◆ INSTRUCTIONS FOR THE TASK: In this exercise, return the whole listing exactly, excluding any images.

───── GIVEN MATERIAL ─────

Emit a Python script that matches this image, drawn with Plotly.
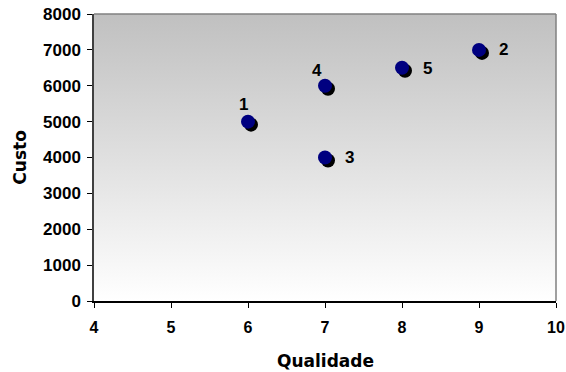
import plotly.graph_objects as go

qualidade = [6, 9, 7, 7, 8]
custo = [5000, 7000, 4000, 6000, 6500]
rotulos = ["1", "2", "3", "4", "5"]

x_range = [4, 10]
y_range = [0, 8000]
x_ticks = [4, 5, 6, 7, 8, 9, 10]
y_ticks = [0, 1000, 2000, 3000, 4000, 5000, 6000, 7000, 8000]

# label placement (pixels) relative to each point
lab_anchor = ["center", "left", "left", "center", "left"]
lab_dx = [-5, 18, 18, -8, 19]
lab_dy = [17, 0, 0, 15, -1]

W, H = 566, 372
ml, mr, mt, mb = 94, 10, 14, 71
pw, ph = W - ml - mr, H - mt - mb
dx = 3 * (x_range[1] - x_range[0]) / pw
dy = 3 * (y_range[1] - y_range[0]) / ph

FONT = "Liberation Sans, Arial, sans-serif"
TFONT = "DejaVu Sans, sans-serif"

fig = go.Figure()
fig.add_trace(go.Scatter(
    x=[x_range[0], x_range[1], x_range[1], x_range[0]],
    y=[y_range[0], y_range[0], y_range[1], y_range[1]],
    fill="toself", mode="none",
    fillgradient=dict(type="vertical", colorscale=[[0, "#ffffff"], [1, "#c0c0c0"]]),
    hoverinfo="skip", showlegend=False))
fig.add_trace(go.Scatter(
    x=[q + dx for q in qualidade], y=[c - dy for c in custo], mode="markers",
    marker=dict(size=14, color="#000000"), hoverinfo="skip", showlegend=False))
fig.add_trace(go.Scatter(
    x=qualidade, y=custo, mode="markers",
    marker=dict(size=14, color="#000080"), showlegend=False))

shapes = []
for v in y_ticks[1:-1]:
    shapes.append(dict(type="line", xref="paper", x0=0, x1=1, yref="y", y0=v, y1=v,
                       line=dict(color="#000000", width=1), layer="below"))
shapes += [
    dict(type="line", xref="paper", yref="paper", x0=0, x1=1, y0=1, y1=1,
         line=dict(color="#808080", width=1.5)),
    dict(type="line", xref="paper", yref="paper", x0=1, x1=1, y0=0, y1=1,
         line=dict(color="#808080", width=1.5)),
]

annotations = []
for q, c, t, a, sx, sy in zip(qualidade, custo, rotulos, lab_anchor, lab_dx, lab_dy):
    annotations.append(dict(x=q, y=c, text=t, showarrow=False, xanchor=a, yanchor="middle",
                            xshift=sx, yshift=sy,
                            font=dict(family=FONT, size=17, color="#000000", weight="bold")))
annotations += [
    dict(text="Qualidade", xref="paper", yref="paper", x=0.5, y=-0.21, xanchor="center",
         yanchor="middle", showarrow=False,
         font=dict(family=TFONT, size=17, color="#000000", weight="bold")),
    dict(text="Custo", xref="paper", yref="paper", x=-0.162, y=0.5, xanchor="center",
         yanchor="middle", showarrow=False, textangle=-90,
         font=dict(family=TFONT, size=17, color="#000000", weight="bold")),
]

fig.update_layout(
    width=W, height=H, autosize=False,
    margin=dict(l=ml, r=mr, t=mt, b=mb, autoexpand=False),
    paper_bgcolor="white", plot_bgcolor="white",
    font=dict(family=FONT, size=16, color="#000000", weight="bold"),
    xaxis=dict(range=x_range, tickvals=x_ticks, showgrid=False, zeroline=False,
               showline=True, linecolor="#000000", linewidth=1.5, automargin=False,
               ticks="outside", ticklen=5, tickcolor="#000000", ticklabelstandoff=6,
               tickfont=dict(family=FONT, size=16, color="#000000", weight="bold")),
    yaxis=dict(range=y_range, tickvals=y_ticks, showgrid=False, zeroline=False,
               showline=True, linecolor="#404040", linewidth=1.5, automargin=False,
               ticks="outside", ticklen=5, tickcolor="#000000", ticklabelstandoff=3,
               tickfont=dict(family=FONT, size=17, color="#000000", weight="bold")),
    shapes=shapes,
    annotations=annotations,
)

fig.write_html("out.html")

─────

◆ FINAL RESULT:
Emit a Python script that matches this image, drawn with Plotly.
import plotly.graph_objects as go

qualidade = [6, 9, 7, 7, 8]
custo = [5000, 7000, 4000, 6000, 6500]
rotulos = ["1", "2", "3", "4", "5"]

x_range = [4, 10]
y_range = [0, 8000]
x_ticks = [4, 5, 6, 7, 8, 9, 10]
y_ticks = [0, 1000, 2000, 3000, 4000, 5000, 6000, 7000, 8000]

# label placement (pixels) relative to each point
lab_anchor = ["center", "left", "left", "center", "left"]
lab_dx = [-5, 18, 18, -8, 19]
lab_dy = [17, 0, 0, 15, -1]

W, H = 566, 372
ml, mr, mt, mb = 94, 10, 14, 71
pw, ph = W - ml - mr, H - mt - mb
dx = 3 * (x_range[1] - x_range[0]) / pw
dy = 3 * (y_range[1] - y_range[0]) / ph

FONT = "Liberation Sans, Arial, sans-serif"
TFONT = "DejaVu Sans, sans-serif"

fig = go.Figure()
fig.add_trace(go.Scatter(
    x=[x_range[0], x_range[1], x_range[1], x_range[0]],
    y=[y_range[0], y_range[0], y_range[1], y_range[1]],
    fill="toself", mode="none",
    fillgradient=dict(type="vertical", colorscale=[[0, "#ffffff"], [1, "#c0c0c0"]]),
    hoverinfo="skip", showlegend=False))
fig.add_trace(go.Scatter(
    x=[q + dx for q in qualidade], y=[c - dy for c in custo], mode="markers",
    marker=dict(size=14, color="#000000"), hoverinfo="skip", showlegend=False))
fig.add_trace(go.Scatter(
    x=qualidade, y=custo, mode="markers",
    marker=dict(size=14, color="#000080"), showlegend=False))

shapes = []
for v in y_ticks[1:-1]:
    shapes.append(dict(type="line", xref="paper", x0=0, x1=1, yref="y", y0=v, y1=v,
                       line=dict(color="#000000", width=1), layer="below"))
shapes += [
    dict(type="line", xref="paper", yref="paper", x0=0, x1=1, y0=1, y1=1,
         line=dict(color="#808080", width=1.5)),
    dict(type="line", xref="paper", yref="paper", x0=1, x1=1, y0=0, y1=1,
         line=dict(color="#808080", width=1.5)),
]

annotations = []
for q, c, t, a, sx, sy in zip(qualidade, custo, rotulos, lab_anchor, lab_dx, lab_dy):
    annotations.append(dict(x=q, y=c, text=t, showarrow=False, xanchor=a, yanchor="middle",
                            xshift=sx, yshift=sy,
                            font=dict(family=FONT, size=17, color="#000000", weight="bold")))
annotations += [
    dict(text="Qualidade", xref="paper", yref="paper", x=0.5, y=-0.21, xanchor="center",
         yanchor="middle", showarrow=False,
         font=dict(family=TFONT, size=17, color="#000000", weight="bold")),
    dict(text="Custo", xref="paper", yref="paper", x=-0.162, y=0.5, xanchor="center",
         yanchor="middle", showarrow=False, textangle=-90,
         font=dict(family=TFONT, size=17, color="#000000", weight="bold")),
]

fig.update_layout(
    width=W, height=H, autosize=False,
    margin=dict(l=ml, r=mr, t=mt, b=mb, autoexpand=False),
    paper_bgcolor="white", plot_bgcolor="white",
    font=dict(family=FONT, size=16, color="#000000", weight="bold"),
    xaxis=dict(range=x_range, tickvals=x_ticks, showgrid=False, zeroline=False,
               showline=True, linecolor="#000000", linewidth=1.5, automargin=False,
               ticks="outside", ticklen=5, tickcolor="#000000", ticklabelstandoff=6,
               tickfont=dict(family=FONT, size=16, color="#000000", weight="bold")),
    yaxis=dict(range=y_range, tickvals=y_ticks, showgrid=False, zeroline=False,
               showline=True, linecolor="#404040", linewidth=1.5, automargin=False,
               ticks="outside", ticklen=5, tickcolor="#000000", ticklabelstandoff=3,
               tickfont=dict(family=FONT, size=17, color="#000000", weight="bold")),
    shapes=shapes,
    annotations=annotations,
)

fig.write_html("out.html")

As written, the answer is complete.